Policies impacting physician reimbursement, like MedPAC’s proposal, often have a disproportionate impact on smaller and rural communities, where independent practices struggle to keep their doors open as it is, given smaller patient populations. If physicians can’t afford to administer a medicine, then they won’t and that means their patients won’t have access to them either.
Since its inception, over 250 new medicines to treat serious or life-threatening illnesses have been awarded accelerated approval — medicines that patients may no longer have access to through Part B.
2. Based on misconceptions about the successful accelerated approval pathway.

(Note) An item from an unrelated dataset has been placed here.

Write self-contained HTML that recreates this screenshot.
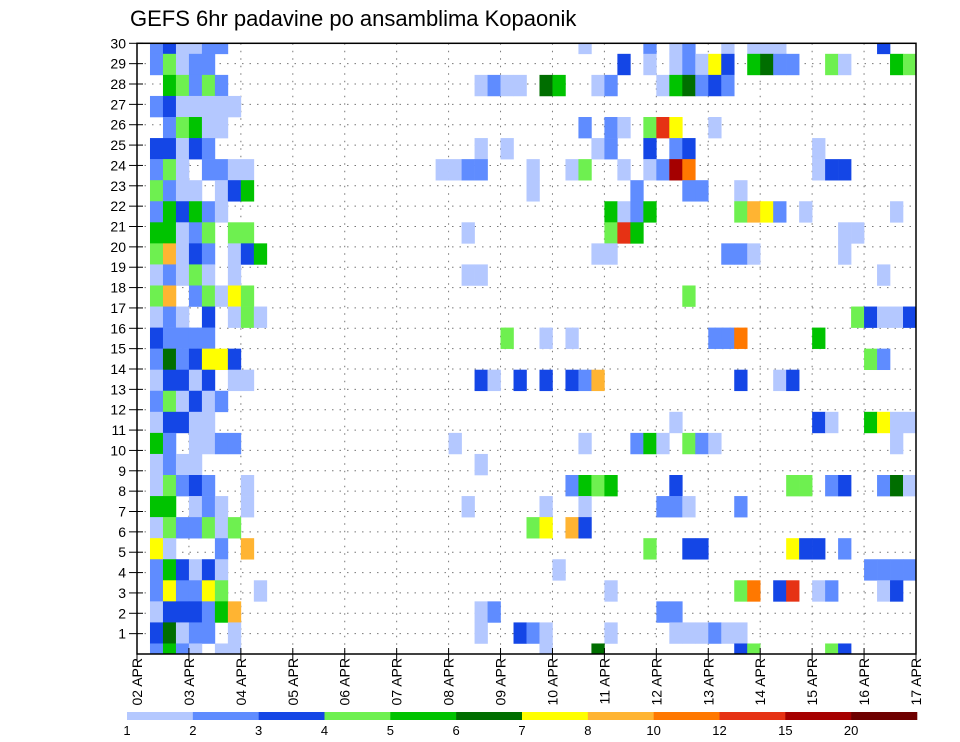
<!DOCTYPE html>
<html><head><meta charset="utf-8"><title>GEFS 6hr padavine</title>
<style>body{margin:0;background:#fff}svg{display:block;font-family:"Liberation Sans",sans-serif}</style></head>
<body>
<svg id="chart" width="960" height="742" viewBox="0 0 960 742">
<rect width="960" height="742" fill="#fff"/>
<text x="130" y="26" font-size="22" fill="#000">GEFS 6hr padavine po ansamblima Kopaonik</text>
<defs><clipPath id="pc"><rect x="137" y="43.3" width="779" height="610.7"/></clipPath></defs>
<g id="grid"></g>
<g id="cells" clip-path="url(#pc)"></g>
<rect x="137" y="43.3" width="779" height="610.7" fill="none" stroke="#000" stroke-width="1.5"/>
<g id="yaxis"></g>
<g id="xaxis"></g>
<g id="cbar"></g>
</svg>
<script>
// Ensemble rows (top to bottom), tokens "<timestep><class>"
const members = [
"1b 2c 3a 4a 5b 6b 34a 39b 41a 42b 45a 47a 48a 49a 57c",
"1b 2d 3a 4b 5b 37c 39a 41a 42b 43a 44g 45c 47e 48f 49b 50b 53d 54a 58e 59d",
"2e 3d 4b 5d 6b 26a 27b 28a 29a 31f 32e 35a 36b 40a 41e 42f 43b 44c 45b",
"1b 2c 3a 4a 5a 6a 7a",
"2b 3d 4e 5a 6a 34b 36b 37a 39d 40j 41g 44a",
"1c 2c 3a 4c 5b 26a 28a 35a 36b 39c 41b 42c 52a",
"1b 2d 3a 5b 6b 7a 8a 23a 24a 25b 26b 30a 33a 34d 37a 39a 40b 41k 42i 52a 53c 54c",
"1d 2b 3a 4a 6a 7c 8e 30a 38b 42b 43b 46a",
"1b 2e 3c 4e 5b 6a 36e 37a 38b 39e 46d 47h 48g 49b 51a 58a",
"1e 2e 3a 4b 5d 7d 8d 25a 36d 37j 38e 54a 55a",
"1d 2h 3a 4c 5b 7a 8c 9e 35a 36a 45b 46b 47a 54a",
"1a 2b 3a 4d 5a 7a 25a 26a 57a",
"1d 2h 4b 5d 6a 7g 8d 42d",
"1a 2b 3a 5c 7a 8d 9a 55d 56c 57a 58a 59c",
"1c 2b 3b 4b 5b 28d 31a 33a 44b 45b 46i 52e",
"1b 2f 3b 4c 5g 6g 7c 56d 57b",
"1a 2c 3c 4a 5c 7a 8a 26c 27a 29c 31c 33c 34b 35h 46c 49a 50c",
"1b 2d 3a 4c 5a 6b",
"1a 2c 3c 4a 5a 41a 52c 53a 56e 57g 58a 59a",
"1e 2b 4a 5a 6b 7b 24a 34a 38b 39e 40a 42d 43b 44a 58a",
"1a 2b 3a 4a 26a",
"1a 2d 3b 4c 5b 8a 33b 34e 35d 36e 41c 50d 51d 53b 54c 57b 58f 59a",
"1e 2e 4a 5b 6a 8a 25a 31a 34a 40b 41b 42a 46b",
"1a 2d 3b 4b 5d 6a 7d 30d 31g 33h 34c",
"1g 2a 6b 8h 39d 42c 43c 50g 51c 52c 54b",
"1b 2e 3c 4a 5c 6a 32a 56b 57b 58b 59b",
"1b 2g 3b 4b 5g 6d 9a 36a 46d 47i 49c 50j 52a 53b 57a 58c",
"1a 2c 3c 4c 5b 6e 7h 26a 27b 40b 41b",
"1c 2f 3a 4b 5b 7a 26a 29c 30b 31a 36a 41a 42a 43a 44b 45a 46a",
"1b 2e 3b 4a 6a 7a 31a 35f 46c 47d 53d 54c"
];
const classKeys = ["a","b","c","d","e","f","g","h","i","j","k","l"];
const classColors = ["#b4c8ff","#5f8cff","#1446e6","#6ef050","#00c300","#006e00","#ffff00","#ffb432","#ff7800","#e63214","#a50000","#6e0000"];
const colorbarLabels = ["1","2","3","4","5","6","7","8","10","12","15","20"];
const yTickLabels = ["1","2","3","4","5","6","7","8","9","10","11","12","13","14","15","16","17","18","19","20","21","22","23","24","25","26","27","28","29","30"];
const dayLabels = ["02","03","04","05","06","07","08","09","10","11","12","13","14","15","16","17"];

const NS="http://www.w3.org/2000/svg";
const X0=137,X1=916,Y0=43.3,Y1=654;
const nSteps=60;
function xScale(t){return X0+t*(X1-X0)/nSteps;}
const rowH=(Y1-Y0)/(members.length-1);
function rowY(i){return Y0+i*rowH;}
function tickY(v){return Y1-v*(Y1-Y0)/30;}
function mk(tag,attrs,parent){const e=document.createElementNS(NS,tag);for(const k in attrs)e.setAttribute(k,attrs[k]);parent.appendChild(e);return e;}

const grid=document.getElementById('grid');
for(let d=1;d<dayLabels.length-1;d++){
  const l=mk('line',{x1:xScale(d*4),x2:xScale(d*4),y1:Y0,y2:Y1,stroke:'#777','stroke-width':1,'stroke-dasharray':'1.5,6'},grid);
  
  
}
for(let v=1;v<30;v++){
  const l=mk('line',{x1:X0,x2:X1,y1:tickY(v),y2:tickY(v),stroke:'#777','stroke-width':1,'stroke-dasharray':'1.5,6'},grid);
  
  
}

const cells=document.getElementById('cells');
members.forEach((row,i)=>{
  row.split(/\s+/).filter(Boolean).forEach(tok=>{
    const t=parseInt(tok,10);const c=tok.replace(/[0-9]/g,'');
    const idx=classKeys.indexOf(c);
    const r=mk('rect',{x:xScale(t),y:rowY(i)-rowH/2,width:(X1-X0)/nSteps+0.3,height:rowH+0.3,fill:classColors[idx]},cells);
    
    
  });
});

const ya=document.getElementById('yaxis');
yTickLabels.forEach((lab,k)=>{
  const y=tickY(k+1);
  const tl=mk('line',{x1:X0-8,x2:X0+6,y1:y,y2:y,stroke:'#000','stroke-width':1},ya);
  
  
  const tx=mk('text',{x:X0-11,y:y+5,'text-anchor':'end','font-size':14,fill:'#000'},ya);
  tx.textContent=lab;
  
  
});

const xa=document.getElementById('xaxis');
dayLabels.forEach((d,k)=>{
  const x=xScale(k*4);
  const tl=mk('line',{x1:x,x2:x,y1:Y1-6,y2:Y1+6,stroke:'#000','stroke-width':1},xa);
  
  
  const tx=mk('text',{x:x+5,y:658,'text-anchor':'end','font-size':14,fill:'#000',transform:'rotate(-90 '+(x+5)+' 658)'},xa);
  tx.textContent=d+' APR';
  
  
});

const cb=document.getElementById('cbar');
const CB0=127,CB1=917,segW=(CB1-CB0)/classColors.length;
classColors.forEach((col,k)=>{
  const r=mk('rect',{x:CB0+k*segW,y:712,width:segW+0.3,height:8,fill:col},cb);
  
  
});
colorbarLabels.forEach((lab,k)=>{
  const tx=mk('text',{x:CB0+k*segW,y:735,'text-anchor':'middle','font-size':13,fill:'#000'},cb);
  tx.textContent=lab;
  
  
});
</script>
</body></html>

Accelerated approval has helped speed the availability of treatments for patients with serious or life-threatening diseases with significant unmet medical need while adhering to the same safety and effectiveness standards as traditionally approved medicines. The U.S. Food and Drug Administration (FDA) requires manufacturers of accelerated approval products to conduct confirmatory studies to verify the anticipated clinical benefit, and FDA can use expedited procedures to withdraw a product or indication with accelerated approval based on several reasons, including if confirmatory studies fail to verify the predicted clinical benefit. Because a confirmatory trial may take longer than originally planned for various operational reasons including patient enrollment challenges, FDA can and does provide flexibility for manufacturers by revising and extending enrollment milestones for pending confirmatory trials when necessary.
Despite claims to the contrary, the vast majority of the required confirmatory trials are on schedule. Additionally, Congress in 2022 passed the Food and Drug Omnibus Reform Act to give the FDA additional authority regarding initiation and completion of these confirmatory trials and to further refine the expedited procedures for withdrawal of accelerated approval.
3. Potentially delays patients’ access to new medicines.
If manufacturers know in advance that reimbursement for a medicine is going to be artificially cut simply based on the use of accelerated approval, they are less likely to seek it. Instead, manufacturers are more likely to seek traditional approval, which takes on average 3.2 years longer than accelerated approval, taking precious time away from patients who have no other options and otherwise might receive earlier access to a product to address an unmet medical need under accelerated approval. One analysis looked at five medicines with accelerated approval and found their approval resulted in thousands or even millions of patients gaining earlier access with significant clinical benefits. MedPAC’s proposal threatens to undo this progress and delay patients’ access to new medicines.
When you consider that Part B medicines make up less than 5% of total government Medicare spending, prices for Part B medicines have grown more slowly than medical inflation and spending on medicines remains a small, stable share of Part B spending as a whole, this proposal seems to be a solution without a problem that could cause a lot of unintended damage. MedPAC should vote no on this proposal and protect seniors’ access to medicines in Part B.